Closing Costs

The bundle of fees associated with the buying or selling of property are called closing costs. Certain fees are automatically assigned to either the buyer or the seller; other costs are either negotiable or directed by local custom.

Buyer Closing Costs:

When a buyer applies for a loan, lenders are required to provide them with a good-faith estimate of their closing costs. The fees vary according to several factors, including the type of loan they applied for and the terms of the purchase agreement. Likewise, some of the closing costs, especially those associated with the loan application, are actually paid in advance. Some typical buyer closing costs include:

  •  The down payment
  •  Loan fees (application fee, credit report)
  •  Origination fee
  •  Prepaid interest
  •  Inspection fee (optional)
  •  Survey (if required)
  •  Appraisal
  •  Mortgage insurance (if required)
  •  Hazard insurance
  •  Mortgagee title insurance
  •  Documentary stamps on the note
  •  Intangible tax on the note
  •  Association dues (prorated) if any
  •  Recording of the deed and note
Seller Closing Costs:

If the seller has not yet paid for the property in full, the seller’s most important closing cost is satisfying the remaining balance of their loan. Before the date of closing, the escrow officer will contact the seller’s lender to vertify the amount needed to close out the loan. Then, along with any other fees, the original loan will be paid for at the closing before the seller receives any proceeds fron the sale. Other seller closing costs can include:

  •  Brokers commission
  •  Documentary stamps on the deed
  •  Owners title insurance
  •  Association dues (prorated) if any
  •  Property taxes (prorated)
Negotiating Closing Costs:

In addition to the sales price, buyers and sellers frequently include closing costs in their negotiations. This can be for both major and minor fees. For example, if a buyer is particularly nervous about the condition of the plumbing or electrical system, the seller may agree to pay for the property inspection.
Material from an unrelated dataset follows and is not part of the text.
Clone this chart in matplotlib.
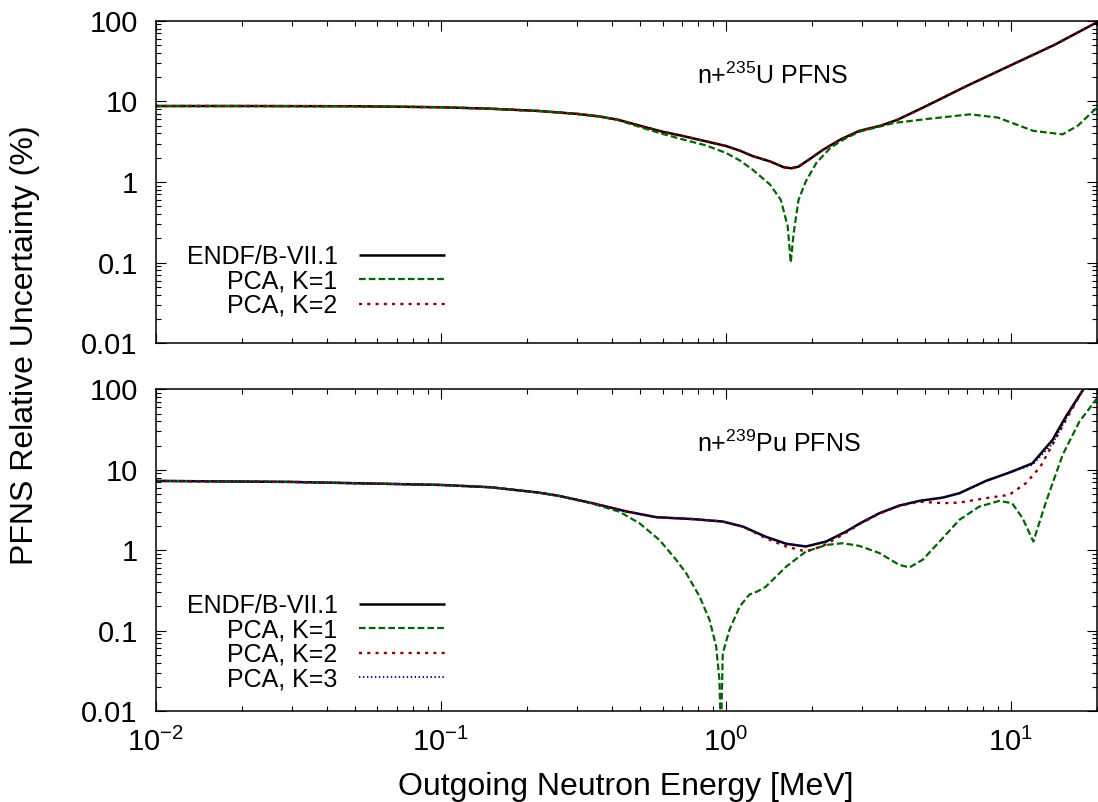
import numpy as np
import matplotlib
matplotlib.use("Agg")
import matplotlib.pyplot as plt
from matplotlib.ticker import LogLocator, FuncFormatter, NullFormatter, FixedLocator

plt.rcParams['font.family'] = ['Liberation Sans', 'DejaVu Sans']
plt.rcParams['mathtext.fontset'] = 'custom'
plt.rcParams['mathtext.rm'] = 'Liberation Sans'
plt.rcParams['mathtext.it'] = 'Liberation Sans:italic'
plt.rcParams['mathtext.bf'] = 'Liberation Sans:bold'

# ---------------- data: n + 235U (top panel) ----------------
u_endf_e = [0.01, 0.02, 0.05, 0.1, 0.15, 0.22, 0.30, 0.36, 0.42, 0.52, 0.60, 0.70, 0.85, 1.0,
            1.12, 1.24, 1.43, 1.60, 1.70, 1.80, 1.96, 2.19, 2.54, 2.94, 3.5, 4.0, 5.0, 7.0,
            10.0, 14.2, 20.0]
u_endf_v = [8.75, 8.75, 8.7, 8.45, 8.1, 7.6, 7.0, 6.5, 5.9, 4.8, 4.2, 3.75, 3.2, 2.8,
            2.45, 2.1, 1.8, 1.52, 1.48, 1.55, 1.9, 2.5, 3.4, 4.3, 5.0, 5.9, 8.6, 15.5,
            28.0, 50.0, 95.0]

u_k1_e = [0.01, 0.02, 0.05, 0.1, 0.15, 0.22, 0.30, 0.36, 0.42, 0.52, 0.60, 0.70, 0.85, 1.0,
          1.12, 1.24, 1.43, 1.56, 1.65, 1.69, 1.73, 1.80, 1.91, 2.08, 2.33, 2.62, 2.94, 3.9,
          5.2, 7.2, 9.0, 12.0, 15.2, 17.2, 20.0]
u_k1_v = [8.75, 8.75, 8.7, 8.45, 8.1, 7.6, 7.0, 6.5, 5.85, 4.6, 3.95, 3.4, 2.85, 2.3,
          1.85, 1.43, 0.93, 0.6, 0.28, 0.10, 0.23, 0.6, 1.02, 1.73, 2.66, 3.45, 4.2, 5.4,
          6.1, 6.9, 6.3, 4.3, 3.9, 5.0, 8.3]

u_k2_e = [0.01, 0.02, 0.05, 0.1, 0.15, 0.22, 0.30, 0.36, 0.42, 0.52, 0.60, 0.70, 0.85, 1.0,
          1.12, 1.24, 1.43, 1.60, 1.70, 1.80, 1.96, 2.19, 2.54, 2.94, 3.5, 4.0, 5.0, 7.0,
          10.0, 14.2, 20.0]
u_k2_v = [8.75, 8.75, 8.7, 8.45, 8.1, 7.6, 7.0, 6.5, 5.9, 4.8, 4.2, 3.75, 3.2, 2.8,
          2.45, 2.1, 1.8, 1.52, 1.48, 1.55, 1.9, 2.5, 3.4, 4.3, 5.0, 5.9, 8.6, 15.5,
          28.0, 50.0, 95.0]

# ---------------- data: n + 239Pu (bottom panel) ----------------
pu_endf_e = [0.01, 0.03, 0.1, 0.15, 0.22, 0.26, 0.34, 0.45, 0.57, 0.77, 0.975, 1.15, 1.38,
             1.63, 1.91, 2.25, 2.64, 2.94, 3.46, 4.06, 4.78, 5.77, 6.6, 8.18, 9.87, 11.9,
             14.0, 15.6, 17.9, 20.0]
pu_endf_v = [7.26, 7.05, 6.47, 6.05, 5.2, 4.73, 3.84, 3.02, 2.57, 2.43, 2.27, 1.96, 1.47,
             1.2, 1.11, 1.28, 1.70, 2.13, 2.88, 3.58, 4.10, 4.5, 5.1, 7.26, 9.2, 12.0,
             23.4, 45.7, 98.0, 140.0]

pu_k1_e = [0.01, 0.03, 0.1, 0.15, 0.22, 0.26, 0.34, 0.424, 0.498, 0.585, 0.67, 0.726, 0.809,
           0.877, 0.925, 0.950, 0.962, 0.976, 1.03, 1.12, 1.21, 1.30, 1.38, 1.63, 1.91,
           2.25, 2.57, 2.94, 3.46, 4.06, 4.41, 4.91, 5.77, 6.6, 7.75, 9.1, 10.1, 11.0,
           12.0, 13.3, 15.2, 17.4, 20.0]
pu_k1_v = [7.26, 7.05, 6.47, 6.05, 5.2, 4.73, 3.8, 3.0, 2.16, 1.34, 0.757, 0.518, 0.266,
           0.136, 0.064, 0.0245, 0.005, 0.052, 0.102, 0.2, 0.28, 0.31, 0.35, 0.625, 0.96,
           1.16, 1.22, 1.13, 0.92, 0.657, 0.61, 0.76, 1.41, 2.38, 3.48, 4.09, 3.84, 2.50,
           1.28, 4.02, 15.3, 39.6, 76.0]

pu_k2_e = [0.01, 0.03, 0.1, 0.15, 0.22, 0.26, 0.34, 0.45, 0.57, 0.77, 0.975, 1.15, 1.38,
           1.63, 1.91, 2.19, 2.57, 2.94, 3.46, 4.06, 4.78, 5.77, 6.6, 8.18, 9.87, 11.3,
           12.7, 14.0, 15.6, 17.9, 20.0]
pu_k2_v = [7.26, 7.05, 6.47, 6.05, 5.2, 4.73, 3.84, 3.02, 2.57, 2.43, 2.27, 1.96, 1.41,
           1.11, 0.96, 1.13, 1.55, 2.1, 2.85, 3.55, 4.0, 3.84, 3.9, 4.43, 4.87, 6.8,
           10.9, 20.5, 41.6, 98.0, 140.0]

pu_k3_e = [0.01, 0.03, 0.1, 0.15, 0.22, 0.26, 0.34, 0.45, 0.57, 0.77, 0.975, 1.15, 1.38,
           1.63, 1.91, 2.25, 2.64, 2.94, 3.46, 4.06, 4.78, 5.77, 6.6, 8.18, 9.87, 11.9,
           14.0, 15.6, 17.9, 20.0]
pu_k3_v = [7.26, 7.05, 6.47, 6.05, 5.2, 4.73, 3.84, 3.02, 2.57, 2.43, 2.27, 1.96, 1.47,
           1.2, 1.11, 1.28, 1.70, 2.13, 2.88, 3.58, 4.10, 4.5, 5.1, 7.26, 9.2, 11.5,
           21.0, 43.0, 96.0, 140.0]

labels_u = ["ENDF/B-VII.1", "PCA, K=1", "PCA, K=2"]
labels_pu = ["ENDF/B-VII.1", "PCA, K=1", "PCA, K=2", "PCA, K=3"]
x_ticks = [0.01, 0.1, 1, 10]
y_ticks = [0.01, 0.1, 1, 10, 100]
y_ticklabels = ["0.01", "0.1", "1", "10", "100"]

# ---------------- styles ----------------
st_endf = dict(color='black', lw=1.8, solid_capstyle='butt')
st_k1 = dict(color='#006400', lw=1.6, linestyle=(0, (3.0, 1.4)))
st_k2 = dict(color='#8B0000', lw=1.7, linestyle=(0, (1.3, 2.2)))
st_k3 = dict(color='#00008B', lw=1.3, linestyle=(0, (0.8, 1.4)))

W, H = 1098, 802
fig = plt.figure(figsize=(W / 100, H / 100), dpi=100)

left = 155.7 / W
width = (1096.6 - 155.7) / W
ax1 = fig.add_axes([left, 1 - 343.3 / H, width, (343.3 - 20.7) / H])
ax2 = fig.add_axes([left, 1 - 711.0 / H, width, (711.0 - 389.3) / H])


def ylab(v, p):
    i = int(np.argmin([abs(np.log10(t) - np.log10(v)) for t in y_ticks]))
    return y_ticklabels[i]


def style_axis(ax, show_x):
    ax.set_xscale('log')
    ax.set_yscale('log')
    ax.set_xlim(0.01, 20)
    ax.set_ylim(0.01, 100)
    ax.xaxis.set_major_locator(FixedLocator(x_ticks))
    ax.xaxis.set_minor_locator(LogLocator(base=10, subs=np.arange(2, 10), numticks=100))
    ax.yaxis.set_major_locator(FixedLocator(y_ticks))
    ax.yaxis.set_minor_locator(LogLocator(base=10, subs=np.arange(2, 10), numticks=100))
    ax.yaxis.set_major_formatter(FuncFormatter(ylab))
    ax.yaxis.set_minor_formatter(NullFormatter())
    ax.xaxis.set_minor_formatter(NullFormatter())
    if show_x:
        ax.xaxis.set_major_formatter(FuncFormatter(
            lambda v, p: r'$\mathregular{10^{%d}}$' % int(round(np.log10(v)))))
    else:
        ax.xaxis.set_major_formatter(NullFormatter())
    ax.tick_params(which='both', direction='in', top=True, right=True, width=0.8)
    ax.tick_params(which='major', length=7)
    ax.tick_params(which='minor', length=3.5)
    ax.tick_params(axis='y', which='major', labelsize=21, pad=13)
    ax.tick_params(axis='x', which='major', labelsize=21, pad=12)
    for s in ax.spines.values():
        s.set_linewidth(1.1)


style_axis(ax1, False)
style_axis(ax2, True)

h1 = ax1.plot(u_endf_e, u_endf_v, label=labels_u[0], **st_endf)[0]
h2 = ax1.plot(u_k1_e, u_k1_v, label=labels_u[1], **st_k1)[0]
h3 = ax1.plot(u_k2_e, u_k2_v, label=labels_u[2], **st_k2)[0]

g1 = ax2.plot(pu_endf_e, pu_endf_v, label=labels_pu[0], **st_endf)[0]
g2 = ax2.plot(pu_k1_e, pu_k1_v, label=labels_pu[1], **st_k1)[0]
g3 = ax2.plot(pu_k2_e, pu_k2_v, label=labels_pu[2], **st_k2)[0]
g4 = ax2.plot(pu_k3_e, pu_k3_v, label=labels_pu[3], **st_k3)[0]

leg_kw = dict(markerfirst=False, frameon=False, fontsize=18, handlelength=3.44,
              handletextpad=0.84, labelspacing=0.02, borderpad=0, borderaxespad=0,
              loc='upper right')
ax1.legend(handles=[h1, h2, h3], bbox_to_anchor=(0.307, 0.306), **leg_kw)
ax2.legend(handles=[g1, g2, g3, g4], bbox_to_anchor=(0.307, 0.365), **leg_kw)

ax1.text(0.575, 0.83, r'n+$^{\mathregular{235}}$U PFNS', transform=ax1.transAxes,
         fontsize=18, ha='left', va='center')
ax2.text(0.575, 0.83, r'n+$^{\mathregular{239}}$Pu PFNS', transform=ax2.transAxes,
         fontsize=18, ha='left', va='center')

fig.text(25 / W, 1 - 345 / H, 'PFNS Relative Uncertainty (%)', rotation=90,
         ha='center', va='center', fontsize=23)
fig.text(626 / W, 1 - 795 / H, 'Outgoing Neutron Energy [MeV]', ha='center',
         va='baseline', fontsize=23)

fig.savefig('out.png', dpi=100)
Likewise, a buyer may want to save on the up-front expenditures, and so agree to pay the seller’s full asking price in return for the seller paying all the allowable closing costs. There’s no right or wrong way to negotiate closing costs; just be sure all the terms are written down on the purchase agreement and executed by both parties.

Prorations:

At the closing, certain costs are often prorated (or distributed) between buyer and seller. The most common prorations are for property taxes. This is because property taxes are typically paid at the end of the year for which they are assessed.

Thus, if a property is sold in June, the sellers will have had ownership of the property for half the year, but the bill for the taxes won’t come due until the following year! To make this situation more equitable, the taxes are prorated. In this example, the sellers will credit the buyers for half the taxes at closing.

NOTE: When purchasing “preconstruction” it is typical for the developer (seller) to pay only the Owners Title Insurance and Sales Commission. All other closing costs are paid by the buyer.